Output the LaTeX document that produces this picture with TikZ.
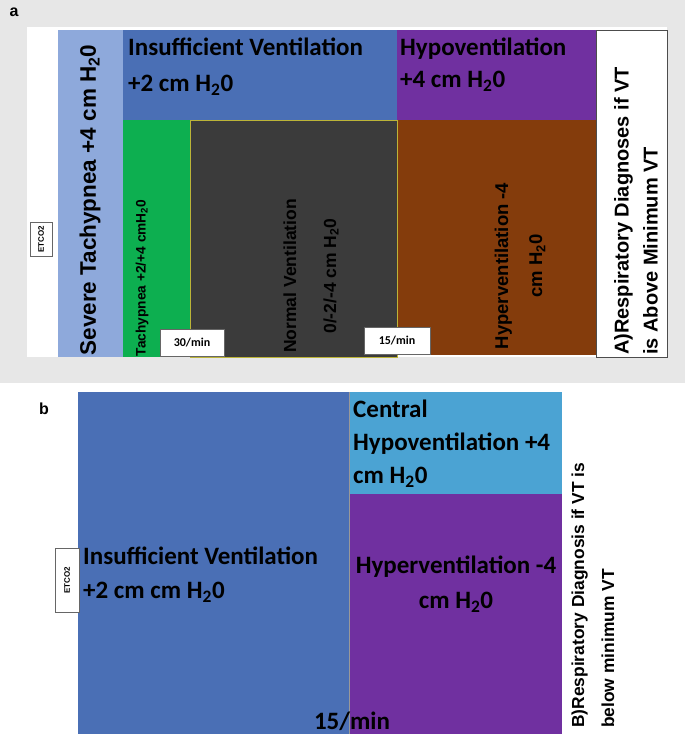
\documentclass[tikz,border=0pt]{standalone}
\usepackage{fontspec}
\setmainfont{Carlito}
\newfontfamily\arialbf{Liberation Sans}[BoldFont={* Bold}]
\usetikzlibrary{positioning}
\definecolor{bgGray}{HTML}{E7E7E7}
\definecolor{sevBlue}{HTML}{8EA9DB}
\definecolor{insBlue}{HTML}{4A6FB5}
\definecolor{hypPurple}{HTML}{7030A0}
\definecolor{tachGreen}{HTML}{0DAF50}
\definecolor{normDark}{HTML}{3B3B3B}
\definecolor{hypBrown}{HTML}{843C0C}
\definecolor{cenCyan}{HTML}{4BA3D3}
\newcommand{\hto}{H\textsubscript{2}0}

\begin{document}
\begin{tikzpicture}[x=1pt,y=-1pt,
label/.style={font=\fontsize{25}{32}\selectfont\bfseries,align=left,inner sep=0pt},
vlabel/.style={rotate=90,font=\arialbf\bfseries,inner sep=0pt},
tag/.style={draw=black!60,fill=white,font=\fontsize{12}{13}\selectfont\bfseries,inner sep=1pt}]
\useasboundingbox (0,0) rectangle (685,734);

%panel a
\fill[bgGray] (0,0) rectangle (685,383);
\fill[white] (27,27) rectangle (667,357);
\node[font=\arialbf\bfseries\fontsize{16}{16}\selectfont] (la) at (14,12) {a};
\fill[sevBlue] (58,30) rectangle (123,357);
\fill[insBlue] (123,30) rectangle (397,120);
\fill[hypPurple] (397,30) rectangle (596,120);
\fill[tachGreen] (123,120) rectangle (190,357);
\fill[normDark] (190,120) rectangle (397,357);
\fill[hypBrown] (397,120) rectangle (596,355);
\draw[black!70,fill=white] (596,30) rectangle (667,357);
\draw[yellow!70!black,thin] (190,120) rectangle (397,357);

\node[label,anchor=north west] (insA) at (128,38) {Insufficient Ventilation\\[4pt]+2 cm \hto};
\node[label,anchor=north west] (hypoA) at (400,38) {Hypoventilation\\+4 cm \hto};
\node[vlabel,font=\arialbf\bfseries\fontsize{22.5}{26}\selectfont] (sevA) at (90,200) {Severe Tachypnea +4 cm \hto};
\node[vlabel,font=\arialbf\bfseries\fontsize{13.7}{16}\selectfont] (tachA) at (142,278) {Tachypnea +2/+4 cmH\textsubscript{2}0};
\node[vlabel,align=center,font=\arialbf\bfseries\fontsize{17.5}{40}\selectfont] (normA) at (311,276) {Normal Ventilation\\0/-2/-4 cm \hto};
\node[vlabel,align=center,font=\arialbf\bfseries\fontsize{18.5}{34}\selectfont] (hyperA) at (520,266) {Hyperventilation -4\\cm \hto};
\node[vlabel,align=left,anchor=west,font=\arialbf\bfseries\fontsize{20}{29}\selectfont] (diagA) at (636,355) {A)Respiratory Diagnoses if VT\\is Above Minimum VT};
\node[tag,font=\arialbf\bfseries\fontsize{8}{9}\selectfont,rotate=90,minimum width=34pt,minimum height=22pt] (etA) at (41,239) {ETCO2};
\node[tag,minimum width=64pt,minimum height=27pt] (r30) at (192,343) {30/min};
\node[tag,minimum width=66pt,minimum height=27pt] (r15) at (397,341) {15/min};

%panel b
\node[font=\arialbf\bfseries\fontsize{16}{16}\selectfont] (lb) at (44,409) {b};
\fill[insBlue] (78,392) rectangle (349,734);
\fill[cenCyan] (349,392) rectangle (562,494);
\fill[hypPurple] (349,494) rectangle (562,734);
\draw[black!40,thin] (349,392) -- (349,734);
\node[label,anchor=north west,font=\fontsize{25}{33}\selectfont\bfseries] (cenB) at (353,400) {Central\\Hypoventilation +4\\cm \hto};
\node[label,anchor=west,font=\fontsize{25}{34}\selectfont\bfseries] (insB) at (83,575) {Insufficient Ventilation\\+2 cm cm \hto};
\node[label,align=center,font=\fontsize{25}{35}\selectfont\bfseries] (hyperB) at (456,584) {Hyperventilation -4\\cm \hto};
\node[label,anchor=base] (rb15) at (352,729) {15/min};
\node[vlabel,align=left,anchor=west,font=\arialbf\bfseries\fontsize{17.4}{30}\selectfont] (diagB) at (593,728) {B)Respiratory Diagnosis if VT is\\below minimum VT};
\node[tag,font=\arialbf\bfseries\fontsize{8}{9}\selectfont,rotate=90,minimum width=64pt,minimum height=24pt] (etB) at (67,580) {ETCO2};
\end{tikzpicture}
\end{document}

□ □ □ □ □

- THE PROBLEM:
Write out exactly the lines between the start of the data and the line with "(0,0) rectangle (685,734);", including both, but none of the pictures.

- PROBLEM SOLUTION:
Output the LaTeX document that produces this picture with TikZ.
\documentclass[tikz,border=0pt]{standalone}
\usepackage{fontspec}
\setmainfont{Carlito}
\newfontfamily\arialbf{Liberation Sans}[BoldFont={* Bold}]
\usetikzlibrary{positioning}
\definecolor{bgGray}{HTML}{E7E7E7}
\definecolor{sevBlue}{HTML}{8EA9DB}
\definecolor{insBlue}{HTML}{4A6FB5}
\definecolor{hypPurple}{HTML}{7030A0}
\definecolor{tachGreen}{HTML}{0DAF50}
\definecolor{normDark}{HTML}{3B3B3B}
\definecolor{hypBrown}{HTML}{843C0C}
\definecolor{cenCyan}{HTML}{4BA3D3}
\newcommand{\hto}{H\textsubscript{2}0}

\begin{document}
\begin{tikzpicture}[x=1pt,y=-1pt,
label/.style={font=\fontsize{25}{32}\selectfont\bfseries,align=left,inner sep=0pt},
vlabel/.style={rotate=90,font=\arialbf\bfseries,inner sep=0pt},
tag/.style={draw=black!60,fill=white,font=\fontsize{12}{13}\selectfont\bfseries,inner sep=1pt}]
\useasboundingbox (0,0) rectangle (685,734);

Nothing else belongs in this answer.